Esta palabra “servidor hirió al semi––millonario Planchet; pero el respeto y su natural bondad se sobrepusieron al orgullo.
––No es indiscreto deciros que el señor de D'Artagnan estuvo aquí el otro día, ––repuso el droguero, ––y que pasó largas horas consultando un mapa.
––Tenéis razón, amigo mío; no digáis más.
––Y como prueba aquí está el mapa, ––añadió Planchet.
Y presentó, en efecto, al conde de La Fere, un mapa de Francia, en el cual la mirada experta de aquél descubrió un itinerario punteado con pequeños alfileres.
Athos siguió con la mirada los alfileres y los agujeros, y vio que D'Artagnan debía haber tomado la dirección del Mediodía, hacia el Mediterráneo, del lado de Tolón, hasta las inmediaciones de Cannes.
El conde se devanaba los sesos para adivinar qué iba: a hacer D'Artagnan en Cannes, y qué motivos podía tener para ir a observar las márgenes del Var; pero nada sacó en claro.
––No importa, ––dijo Raúl, ––que tampoco atinó en el porqué del viaje del mosquetero, y dirigiéndose a su padre, que silenciosamente y con el dedo le hacía comprender la marcha de D'Artagnan; ––no importa, se puede confesar que hay una providencia siempre ocupada en acercar nuestro destino al del señor de D'Artagnan. El va hacia Cannes y vos, señor, me acompañáis, a lo menos, hasta Tolón. Estad seguro de que más fácilmente lo encontraremos en nuestro camino que en este mapa.

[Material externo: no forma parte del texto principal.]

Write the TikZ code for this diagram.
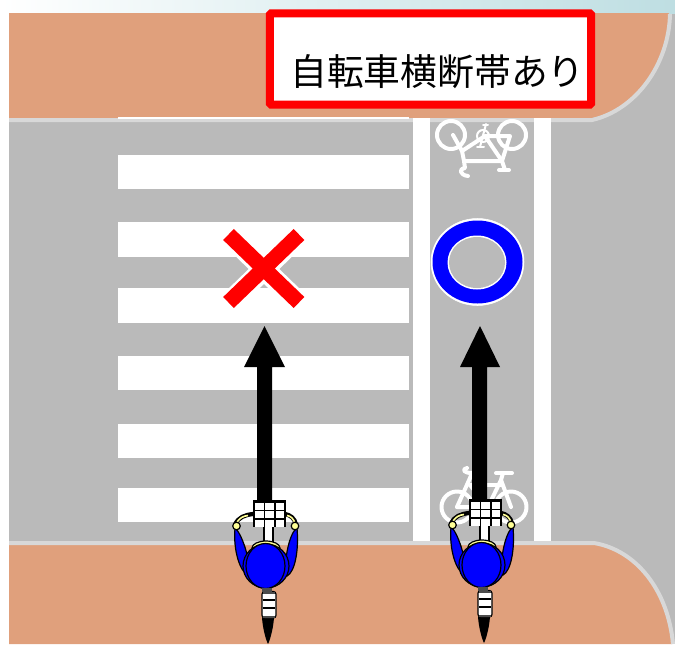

Despidiéndose de Planchet, que estaba reprendiendo a sus dependientes, y con ellos al primo de Truchen, su sucesor, los dos hidalgos salieron para encaminarse a casa del duque de Beaufort, y a la puerta de la droguería vieron un coche, depositario futuro de los encantos de Truchen y de las talegas del droguero.